## Task prompt:
In this exercise, the entries below include pictures. Repeat exactly the lines from the line with "Clone this diagram in TikZ." to the line with "(0,0) rectangle (939,472);", including both, but without the pictures.

★ ★ ★ ★ ★ ★ ★

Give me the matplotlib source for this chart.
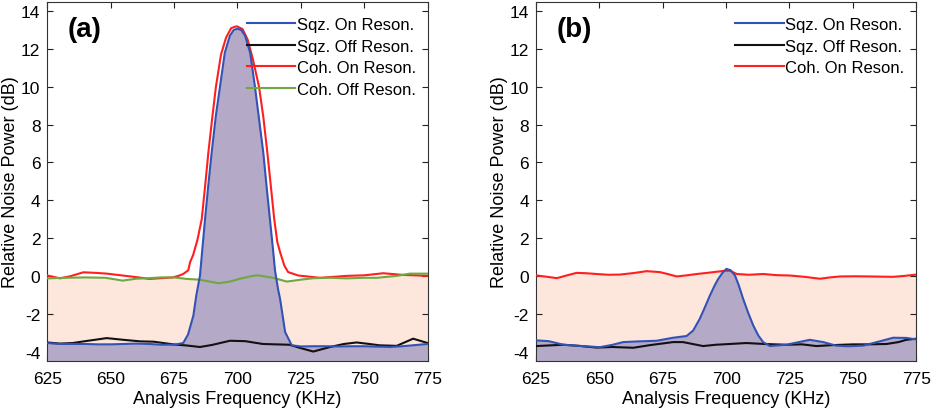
import matplotlib
matplotlib.use("Agg")
import matplotlib.pyplot as plt

plt.rcParams['font.family'] = ['Liberation Sans', 'DejaVu Sans']
plt.rcParams['axes.unicode_minus'] = False

# ---- panel (a) ----
a_sqz_on_f = [625, 630, 635, 640, 645, 650, 655, 660, 665, 670, 675, 678.6, 680.5, 682.6,
              683.8, 685.2, 686.2, 687.2, 688.5, 689.8, 691.5, 693.1, 695, 697, 698.5, 700,
              701.5, 703, 705, 706.9, 708.5, 710.2, 711.5, 712.8, 714, 714.8, 716, 716.8,
              718.8, 721.4, 725, 730, 735, 740, 745, 750, 755, 760, 765, 770, 775]
a_sqz_on = [-3.55, -3.6, -3.6, -3.6, -3.62, -3.62, -3.6, -3.58, -3.6, -3.64, -3.64, -3.55, -3.1, -2.1,
            -1.0, 0.0, 1.5, 3.0, 4.8, 6.5, 8.5, 10.0, 11.8, 12.7, 13.0, 13.07,
            13.0, 12.7, 11.8, 10.0, 8.3, 6.5, 4.7, 3.0, 1.42, 0.3, -0.7, -1.21,
            -2.97, -3.67, -3.73, -3.72, -3.72, -3.73, -3.72, -3.72, -3.74, -3.76, -3.72, -3.66, -3.6]

a_sqz_off_f = [625, 630, 635, 640, 648.4, 655, 661.5, 667, 674.6, 680, 685.2, 690, 697, 703,
               710, 715, 720.5, 725, 729.9, 736.5, 742, 747, 752, 756, 762.8, 769.3, 775]
a_sqz_off = [-3.52, -3.58, -3.55, -3.45, -3.29, -3.38, -3.46, -3.48, -3.62, -3.68, -3.76, -3.65, -3.43, -3.45,
             -3.6, -3.62, -3.64, -3.82, -4.0, -3.76, -3.6, -3.52, -3.6, -3.67, -3.7, -3.32, -3.55]

a_coh_on_f = [625, 630, 634, 639.2, 644, 648.4, 656, 661, 665.2, 670, 674.6, 677.1, 678.6, 680.6,
              681.3, 682.5, 684.2, 685.9, 687.2, 688.5, 690, 691.5, 693.5, 695.5, 697.5, 699.7,
              702, 704, 706, 708.5, 710.2, 711.8, 713.2, 714.5, 715.7, 716.8, 718.5, 720, 724,
              732.5, 738, 743, 750, 757.5, 765.4, 770, 775]
a_coh_on = [0.02, -0.13, -0.02, 0.19, 0.16, 0.12, 0.0, -0.08, -0.16, -0.12, -0.08, 0.02, 0.1, 0.3,
            0.72, 1.1, 1.9, 3.0, 4.7, 6.5, 8.3, 10.0, 11.7, 12.6, 13.1, 13.2,
            13.05, 12.5, 11.5, 10.0, 8.4, 6.5, 4.7, 3.0, 1.8, 1.26, 0.54, 0.2, 0.02,
            -0.1, -0.05, 0.0, 0.03, 0.14, 0.05, 0.03, 0.0]

a_coh_off_f = [625, 632, 640, 648, 654.7, 660, 665, 670, 675, 680, 685, 692.6, 697, 701,
               706, 708, 714, 719.5, 725, 730, 737, 743, 750, 755, 762.8, 768, 775]
a_coh_off = [-0.13, -0.1, -0.08, -0.1, -0.25, -0.15, -0.12, -0.08, -0.08, -0.16, -0.2, -0.39, -0.3, -0.15,
             0.0, 0.03, -0.1, -0.3, -0.2, -0.12, -0.1, -0.13, -0.1, -0.1, 0.0, 0.12, 0.12]

# ---- panel (b) ----
b_sqz_on_f = [625, 630, 635.8, 642, 650.2, 655, 659.4, 666, 672.6, 679.1, 684.4, 687, 689.6, 691.5,
              693.6, 695.5, 696.9, 698.5, 700.1, 701.8, 703.5, 705, 706.7, 708.7, 710.7, 712.7,
              714.6, 717.3, 723.8, 728, 733, 738.3, 743.5, 748, 754, 760.6, 765.9, 771.1, 775]
b_sqz_on = [-3.41, -3.45, -3.64, -3.7, -3.77, -3.65, -3.5, -3.46, -3.43, -3.27, -3.18, -2.89, -2.27, -1.7,
            -1.04, -0.5, -0.16, 0.15, 0.37, 0.3, 0.02, -0.5, -1.21, -1.95, -2.62, -3.15,
            -3.5, -3.71, -3.64, -3.52, -3.38, -3.5, -3.69, -3.72, -3.69, -3.46, -3.27, -3.28, -3.36]

b_sqz_off_f = [625, 635.8, 642, 648.9, 655, 663.4, 670, 679.1, 683, 690.9, 696, 701.5, 708, 715,
               723.8, 730, 735.6, 742, 750, 756, 763.3, 768, 771.1, 775]
b_sqz_off = [-3.71, -3.64, -3.7, -3.79, -3.76, -3.8, -3.66, -3.5, -3.5, -3.71, -3.64, -3.6, -3.55, -3.6,
             -3.64, -3.62, -3.71, -3.66, -3.62, -3.62, -3.6, -3.5, -3.38, -3.32]

b_coh_on_f = [625.3, 629, 633.2, 637, 641, 644.9, 648.9, 653.5, 658.1, 663.5, 668.6, 673.9, 677.5,
              680.5, 684.5, 688.4, 692.5, 696.3, 699.5, 701.5, 704.2, 709, 714.6, 719.8, 725.1,
              731, 737, 741, 744.9, 750.8, 756.7, 761.3, 765.9, 770.4, 775]
b_coh_on = [0.02, -0.04, -0.12, 0.02, 0.16, 0.14, 0.1, 0.06, 0.07, 0.15, 0.25, 0.2, 0.08,
            -0.03, 0.03, 0.1, 0.16, 0.22, 0.27, 0.27, 0.1, 0.06, 0.1, 0.04, 0.02,
            -0.05, -0.15, -0.08, -0.03, -0.02, -0.03, -0.04, -0.05, 0.0, 0.07]

x_ticks = [625, 650, 675, 700, 725, 750, 775]
y_ticks = [-4, -2, 0, 2, 4, 6, 8, 10, 12, 14]

BLUE = '#3352b5'
RED = '#ff1f1f'
GREEN = '#6fa83f'
BLACK = '#111111'
PEACH = '#fde6dc'
PURPLE = '#b5a9c8'
Y_BOTTOM = -4.5


def style_axes(ax, tag):
    ax.set_xlim(625, 775)
    ax.set_ylim(Y_BOTTOM, 14.5)
    ax.set_xticks(x_ticks)
    ax.set_yticks(y_ticks)
    ax.tick_params(direction='in', top=True, right=True, length=4, width=0.8,
                   labelsize=12.5, colors='#222222', labelcolor='black', pad=5)
    ax.tick_params(axis='x', pad=7)
    for sp in ax.spines.values():
        sp.set_color('#333333')
        sp.set_linewidth(0.8)
    ax.set_xlabel('Analysis Frequency (KHz)', fontsize=13, labelpad=3)
    ax.set_ylabel('Relative Noise Power (dB)', fontsize=13)
    ax.yaxis.set_label_coords(-0.074, 0.5)
    ax.text(0.053, 0.925, tag, transform=ax.transAxes, fontsize=20,
            fontweight='bold', va='center', ha='left')
    ax.legend(loc='upper right', frameon=False, fontsize=12, handlelength=2.9,
              handletextpad=0.1, labelspacing=0.4, borderaxespad=0.3,
              bbox_to_anchor=(1.0, 0.99))


fig = plt.figure(figsize=(9.32, 4.14), dpi=100)
ax_a = fig.add_axes([0.0508, 0.1256, 0.408, 0.868])
ax_b = fig.add_axes([0.5751, 0.1256, 0.408, 0.868])

# (a)
ax_a.fill_between(a_coh_off_f, a_coh_off, Y_BOTTOM, color=PEACH, lw=0, zorder=1)
ax_a.fill_between(a_sqz_on_f, a_sqz_on, Y_BOTTOM, color=PURPLE, lw=0, zorder=2)
ax_a.plot(a_sqz_on_f, a_sqz_on, color=BLUE, lw=1.5, label='Sqz. On Reson.', zorder=5)
ax_a.plot(a_sqz_off_f, a_sqz_off, color=BLACK, lw=1.5, label='Sqz. Off Reson.', zorder=4)
ax_a.plot(a_coh_on_f, a_coh_on, color=RED, lw=1.5, label='Coh. On Reson.', zorder=3)
ax_a.plot(a_coh_off_f, a_coh_off, color=GREEN, lw=1.5, label='Coh. Off Reson.', zorder=4)
style_axes(ax_a, '(a)')

# (b)
ax_b.fill_between(b_coh_on_f, b_coh_on, Y_BOTTOM, color=PEACH, lw=0, zorder=1)
ax_b.fill_between(b_sqz_on_f, b_sqz_on, Y_BOTTOM, color=PURPLE, lw=0, zorder=2)
ax_b.plot(b_sqz_on_f, b_sqz_on, color=BLUE, lw=1.5, label='Sqz. On Reson.', zorder=5)
ax_b.plot(b_sqz_off_f, b_sqz_off, color=BLACK, lw=1.5, label='Sqz. Off Reson.', zorder=4)
ax_b.plot(b_coh_on_f, b_coh_on, color=RED, lw=1.5, label='Coh. On Reson.', zorder=3)
style_axes(ax_b, '(b)')

fig.savefig('out.png', dpi=100)
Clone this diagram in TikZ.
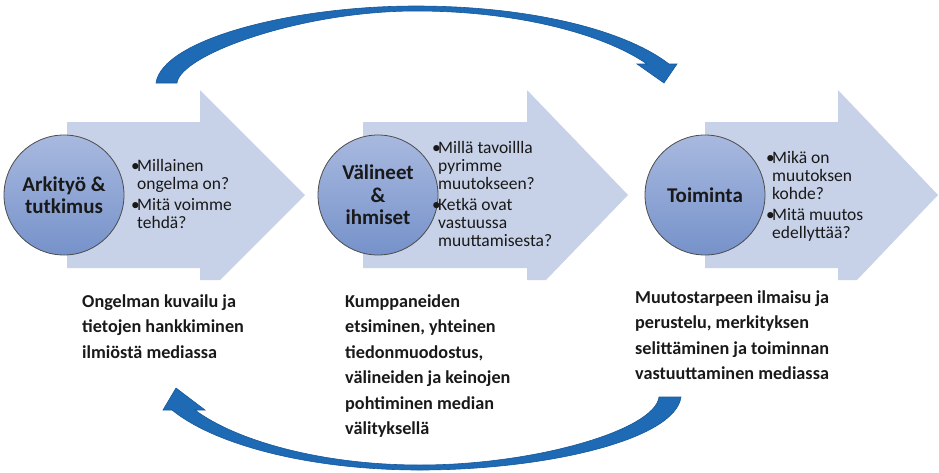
\documentclass[tikz,border=0pt]{standalone}
\usepackage{fontspec}
\setmainfont{Carlito}
\definecolor{arrowfill}{RGB}{199,209,232}
\definecolor{circtop}{RGB}{168,185,223}
\definecolor{circbot}{RGB}{118,146,202}
\definecolor{curvefill}{RGB}{30,106,180}
\definecolor{curveedge}{RGB}{24,88,152}
\definecolor{txt}{RGB}{25,25,25}
\newcommand{\itembul}{\makebox[6pt][l]{•}}
\newcommand{\itemind}{\hspace*{6pt}}
\begin{document}
\begin{tikzpicture}[x=1pt,y=-1pt,
  blockarrow/.style={fill=arrowfill, draw=none},
  stagecircle/.style={circle, minimum size=120pt, inner sep=0pt, draw=black!70, line width=0.8pt,
    top color=circtop, bottom color=circbot, font=\bfseries\fontsize{21}{22.5}\selectfont,
    align=center, text=txt},
  bullets/.style={anchor=base west, inner sep=0pt, align=left, font=\fontsize{17.5}{18.2}\selectfont, text=txt},
  desc/.style={anchor=base west, inner sep=0pt, align=left, font=\bfseries\fontsize{18.2}{25.5}\selectfont, text=txt},
  curvearrow/.style={fill=curvefill, draw=curveedge, line width=0.6pt, line join=miter}]
\useasboundingbox (0,0) rectangle (939,472);

% block arrows
\fill[blockarrow] (67,122) -- (200,122) -- (200,90) -- (305,195) -- (220,280) -- (200,280) -- (200,268) -- (67,268) -- cycle;
\fill[blockarrow] (363,122) -- (527,122) -- (527,90) -- (628,195) -- (546,280) -- (527,280) -- (527,268) -- (363,268) -- cycle;
\fill[blockarrow] (705,122) -- (838,122) -- (838,90) -- (938,195) -- (857,280) -- (838,280) -- (838,268) -- (705,268) -- cycle;

% circles
\node[stagecircle] (c1) at (64,195) {Arkityö \&\\tutkimus};
\node[stagecircle] (c2) at (378,195) {Välineet\\\&\\ihmiset};
\node[stagecircle] (c3) at (705,195) {Toiminta};

% bullet texts (anchor = baseline of the last line)
\node[bullets] (b1) at (131,228.8) {\itembul Millainen\\\itemind ongelma on?\\[2.5pt]\itembul Mitä voimme\\\itemind tehdä?};
\node[bullets] (b2) at (432,246.5) {\itembul Millä tavoillla\\\itemind pyrimme\\\itemind muutokseen?\\[2.5pt]\itembul Ketkä ovat\\\itemind vastuussa\\\itemind muuttamisesta?};
\node[bullets] (b3) at (766,238.3) {\itembul Mikä on\\\itemind muutoksen\\\itemind kohde?\\[2.5pt]\itembul Mitä muutos\\\itemind edellyttää?};

% descriptions (anchor = baseline of the last line)
\node[desc] (d1) at (82,358) {Ongelman kuvailu ja\\tietojen hankkiminen\\ilmiöstä mediassa};
\node[desc] (d2) at (345,434.5) {Kumppaneiden\\etsiminen, yhteinen\\tiedonmuodostus,\\välineiden ja keinojen\\pohtiminen median\\välityksellä};
\node[desc] (d3) at (635,379.5) {Muutostarpeen ilmaisu ja\\perustelu, merkityksen\\selittäminen ja toiminnan\\vastuuttaminen mediassa};

% top curved arrow
\filldraw[curvearrow] (156,83) .. controls (162,40) and (290,6) .. (416,6)
  .. controls (530,6) and (625,30) .. (669,64)
  -- (677,64) -- (664,83) -- (637,64) -- (647,64)
  .. controls (605,35) and (520,11) .. (416,11)
  .. controls (300,11) and (180,55) .. (177,83) -- cycle;

% bottom curved arrow
\filldraw[curvearrow] (681,397) .. controls (675,440) and (545,470) .. (420,470)
  .. controls (310,470) and (215,445) .. (172,410)
  -- (163,410) -- (176,388) -- (205,410) -- (195,410)
  .. controls (235,440) and (320,465) .. (420,465)
  .. controls (535,465) and (655,430) .. (659,397) -- cycle;
\end{tikzpicture}
\end{document}
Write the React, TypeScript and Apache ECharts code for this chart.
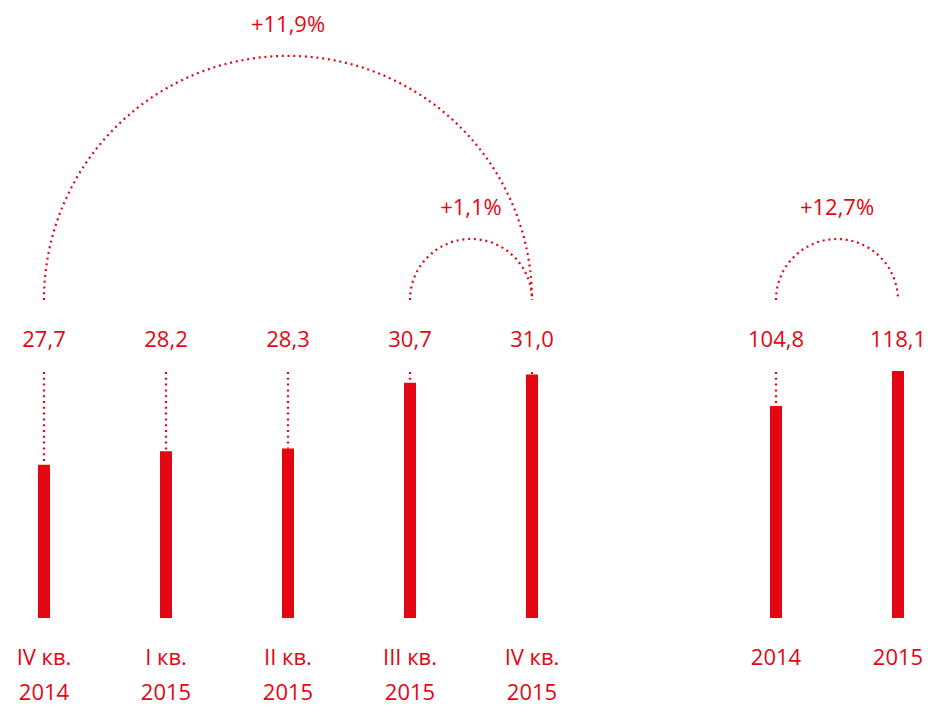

★ ★ ★ ★ ★ ★ ★

## Reply to the exercise:
Clone this diagram in TikZ.
\documentclass[tikz,border=0pt]{standalone}
\usepackage{fontspec}
\setmainfont{Carlito}
\definecolor{arrowfill}{RGB}{199,209,232}
\definecolor{circtop}{RGB}{168,185,223}
\definecolor{circbot}{RGB}{118,146,202}
\definecolor{curvefill}{RGB}{30,106,180}
\definecolor{curveedge}{RGB}{24,88,152}
\definecolor{txt}{RGB}{25,25,25}
\newcommand{\itembul}{\makebox[6pt][l]{•}}
\newcommand{\itemind}{\hspace*{6pt}}
\begin{document}
\begin{tikzpicture}[x=1pt,y=-1pt,
  blockarrow/.style={fill=arrowfill, draw=none},
  stagecircle/.style={circle, minimum size=120pt, inner sep=0pt, draw=black!70, line width=0.8pt,
    top color=circtop, bottom color=circbot, font=\bfseries\fontsize{21}{22.5}\selectfont,
    align=center, text=txt},
  bullets/.style={anchor=base west, inner sep=0pt, align=left, font=\fontsize{17.5}{18.2}\selectfont, text=txt},
  desc/.style={anchor=base west, inner sep=0pt, align=left, font=\bfseries\fontsize{18.2}{25.5}\selectfont, text=txt},
  curvearrow/.style={fill=curvefill, draw=curveedge, line width=0.6pt, line join=miter}]
\useasboundingbox (0,0) rectangle (939,472);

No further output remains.